American violinist (1885–1969)

Bessie Bell Collier Ellery (April 3, 1885 – April 4, 1969) was an American violinist. She was also original owner, with her husband William Ellery, of Dreamhome, a summer estate in Maine.

== Early life ==
Bessie Bell Collier was born in Cohasset, Massachusetts, the eldest of five children born to Edmund Pomeroy Collier and Ella Bell Sargent Collier. From ages 8 to 18, she studied violin with Franz Kneisel. She was already known for her musical skills and performing at concerts by age 10. As a young woman she played the violin at society events in Cohasset, with her sister Grace Anna playing piano.

== Career ==
Bessie Bell Collier was a violinist. She made her professional debut at Steinert Hall in Boston in 1905. She appeared as a soloist with the Boston Symphony, the New York Symphony, the St. Paul Symphony, and others. In 1910–1911 she was a soloist at Walter Damrosch's Philharmonic Concerts for Young People. "Miss Collier's ability does not lie in digital expertness, nor in a precise articulation of the bow," commented The Boston Globe in 1912. "Her playing indicates a refined mind, sensibility to emotion, and a respect for her instrument as a medium for interpretation rather than of mere display."

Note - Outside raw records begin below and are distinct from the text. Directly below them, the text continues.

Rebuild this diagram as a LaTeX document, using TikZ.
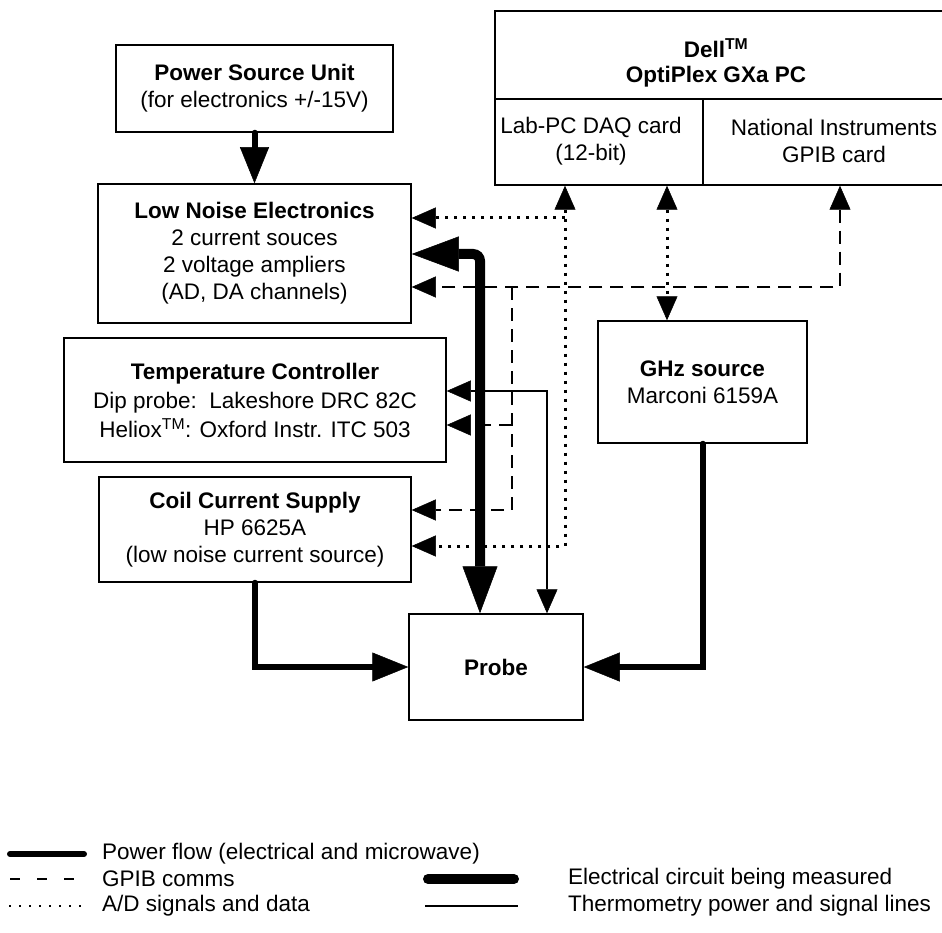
\documentclass[tikz,border=0pt]{standalone}
\usepackage{fontspec}
\setmainfont{Liberation Sans}
\usetikzlibrary{arrows.meta}

\begin{document}
\begin{tikzpicture}[x=1pt,y=-1pt,
    every node/.style={font=\fontsize{22.5}{27}\selectfont, align=center, inner sep=0pt},
    box/.style={draw, line width=1.5pt},
    sigtip/.tip={Triangle[length=24pt,width=21pt,line width=0.5pt]},
    powtip/.tip={Triangle[length=36pt,width=29pt,line width=0.5pt]},
    bigtip/.tip={Triangle[length=47pt,width=35pt,line width=0.5pt]},
    power/.style={line width=6pt, line cap=round, arrows={-powtip}},
    circuit/.style={line width=10pt, rounded corners=7pt, arrows={bigtip-bigtip}},
    thermo/.style={line width=1.5pt, arrows={sigtip-sigtip}},
    gpib/.style={line width=2pt, dash pattern=on 13pt off 8pt},
    adline/.style={line width=3pt, dash pattern=on 3pt off 6pt}]
    \useasboundingbox (0,0) rectangle (942,933);

    \node[box, minimum width=277pt, minimum height=87pt] (psu) at (254.5,88.5)
        {\textbf{Power Source Unit}\\(for electronics +/-15V)};
    \node[box, minimum width=313pt, minimum height=139pt] (lne) at (254.5,253.5)
        {\textbf{Low Noise Electronics}\\2 current souces\\2 voltage ampliers\\(AD, DA channels)};
    \node[box, minimum width=382pt, minimum height=124pt] (temp) at (255,400)
        {\textbf{Temperature Controller}\\[2pt]Dip probe:\ \ Lakeshore DRC 82C\\[2pt]Heliox\textsuperscript{TM}: Oxford Instr. ITC 503};
    \node[box, minimum width=312pt, minimum height=105pt] (coil) at (255,529.5)
        {\textbf{Coil Current Supply}\\HP 6625A\\(low noise current source)};
    \node[box, minimum width=174pt, minimum height=106pt] (probe) at (496,667) {\textbf{Probe}};
    \node[box, minimum width=209pt, minimum height=122pt] (ghz) at (702.5,382)
        {\textbf{GHz source}\\Marconi 6159A};

    \node[box, minimum width=466pt, minimum height=88pt] (dell) at (728,55) {};
    \node[box, minimum width=208pt, minimum height=86pt] (labpc) at (599,142) {};
    \node[box, minimum width=258pt, minimum height=86pt] (gpibcard) at (832,142) {};
    \node[font=\fontsize{22.5}{25}\selectfont\bfseries] (delltxt) at (716,63) {Dell\textsuperscript{TM}\\OptiPlex GXa PC};
    \node (labtxt) at (591,141) {Lab-PC DAQ card\\(12-bit)};
    \node (gpibtxt) at (834,141) {National Instruments\\GPIB card};

    \coordinate (adjoin) at (565,218);
    \coordinate (gpibturn) at (840,287);
    \coordinate (gpibjoin) at (512,287);
    \coordinate (gpibtemp) at (512,425);
    \coordinate (gpibcoil) at (512,510);
    \coordinate (thermoturn) at (547,391);
    \coordinate (circturn) at (480,254);

    \draw[power] (psu) -- (lne);
    \draw[power] (coil.south) |- (probe.west);
    \draw[power] (ghz.south) |- (probe.east);
    \draw[circuit] (circturn -| lne.east) -- (circturn) -- (circturn |- probe.north);
    \draw[thermo] (thermoturn -| temp.east) -- (thermoturn) -- (thermoturn |- probe.north);

    \draw[adline, arrows={sigtip-sigtip}] (labpc.south -| adjoin) |- (coil.east |- 0,546);
    \draw[adline, arrows={-sigtip}] (adjoin) -- (adjoin -| lne.east);
    \draw[adline, arrows={sigtip-sigtip}] (labpc.south -| 667,0) -- (ghz.north -| 667,0);

    \draw[gpib, arrows={sigtip-sigtip}] (gpibcard.south -| gpibturn) -- (gpibturn) -- (gpibturn -| lne.east);
    \draw[gpib, arrows={-sigtip}] (gpibjoin) -- (gpibcoil) -- (gpibcoil -| coil.east);
    \draw[gpib, arrows={-sigtip}] (gpibtemp) -- (gpibtemp -| temp.east);

    \draw[line width=6pt, line cap=round] (10,854) -- (84,854);
    \draw[line width=2pt, dash pattern=on 10pt off 17pt] (10,879) -- (75,879);
    \draw[line width=2pt, dash pattern=on 2pt off 8pt] (9,906) -- (88,906);
    \draw[line width=10pt, line cap=round] (428,879) -- (514,879);
    \draw[line width=1.5pt] (425,906) -- (518,906);
    \node[anchor=west] (legpower) at (102,854) {Power flow (electrical and microwave)};
    \node[anchor=west] (leggpib) at (102,879) {GPIB comms};
    \node[anchor=west] (legad) at (102,906) {A/D signals and data};
    \node[anchor=west] (legcirc) at (568,879) {Electrical circuit being measured};
    \node[anchor=west] (legtherm) at (568,906) {Thermometry power and signal lines};
\end{tikzpicture}
\end{document}
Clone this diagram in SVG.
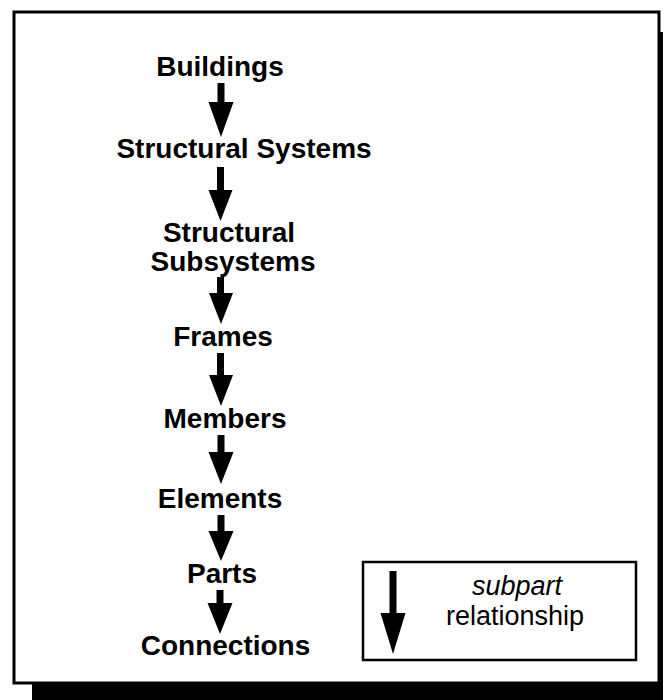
<svg xmlns="http://www.w3.org/2000/svg" width="663" height="700" viewBox="0 0 663 700">
<style>
.lbl{font-family:"Liberation Sans",Arial,Helvetica,sans-serif;font-size:28px;font-weight:bold;fill:#000;text-anchor:middle}
.leg{font-family:"Liberation Sans",Arial,Helvetica,sans-serif;font-size:27px;fill:#000;text-anchor:middle}
.arr{fill:#000;stroke:none}
</style>
<rect x="0" y="0" width="663" height="700" fill="#fff"/>
<g id="frame">
<rect x="32" y="32" width="660" height="680" fill="#000"/>
<rect x="14" y="12" width="645" height="671" fill="#fff" stroke="#000" stroke-width="3"/>
</g>
<g id="connectors">
<polygon class="arr" points="217.5,83 224.5,83 224.5,102 233.5,102 221,137 208.5,102 217.5,102"/>
<polygon class="arr" points="217,167 224,167 224,190 232.5,190 220.5,221 208.5,190 217,190"/>
<polygon class="arr" points="217,277 224,277 224,293 233,293 221,324 209,293 217,293"/>
<polygon class="arr" points="217,353 224,353 224,375 233,375 221,406 209,375 217,375"/>
<polygon class="arr" points="217.5,435 224.5,435 224.5,452 233.5,452 221,484 208.5,452 217.5,452"/>
<polygon class="arr" points="217.5,515 224.5,515 224.5,531 233.5,531 221,561 208.5,531 217.5,531"/>
<polygon class="arr" points="216.5,590 223.5,590 223.5,603 232.5,603 220,634 207.5,603 216.5,603"/>
</g>
<g id="n-buildings"><text class="lbl" x="220" y="76">Buildings</text></g>
<g id="n-structural-systems"><text class="lbl" x="244" y="158">Structural Systems</text></g>
<g id="n-structural-subsystems"><text class="lbl" x="229" y="242">Structural</text><text class="lbl" x="233" y="271">Subsystems</text></g>
<g id="n-frames"><text class="lbl" x="223" y="346">Frames</text></g>
<g id="n-members"><text class="lbl" x="225" y="428">Members</text></g>
<g id="n-elements"><text class="lbl" x="220" y="508">Elements</text></g>
<g id="n-parts"><text class="lbl" x="222" y="583">Parts</text></g>
<g id="n-connections"><text class="lbl" x="225.5" y="655">Connections</text></g>
<g id="legend">
<rect x="363" y="562" width="273" height="98" fill="#fff" stroke="#000" stroke-width="2.5"/>
<polygon class="arr" points="389.5,571 396.5,571 396.5,613 405.5,613 393,654 380.5,613 389.5,613"/>
<text class="leg" x="517" y="595" font-style="italic">subpart</text>
<text class="leg" x="515" y="625">relationship</text>
</g>
</svg>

In 1913 Collier and singer Marie Sundelius gave a benefit concert to raise funds for the American Red Cross for flood victims. She gave benefit concerts during World War I for the French Wounded Fund. She also funded a scholarship for women students of her old teacher, Franz Kneisel, when he taught at Kneisel Hall in Blue Hill, Maine.

The Ellerys built Dreamhome, a summer estate in Woodstock, Maine, in 1916. They wrote about their gardens for botanical publications.

== Personal life ==
Bessie Bell Collier married Boston wool merchant William Ellery in 1914, in Boston. She was widowed when William died in 1961. She died in 1969, aged 84 years, in Massachusetts.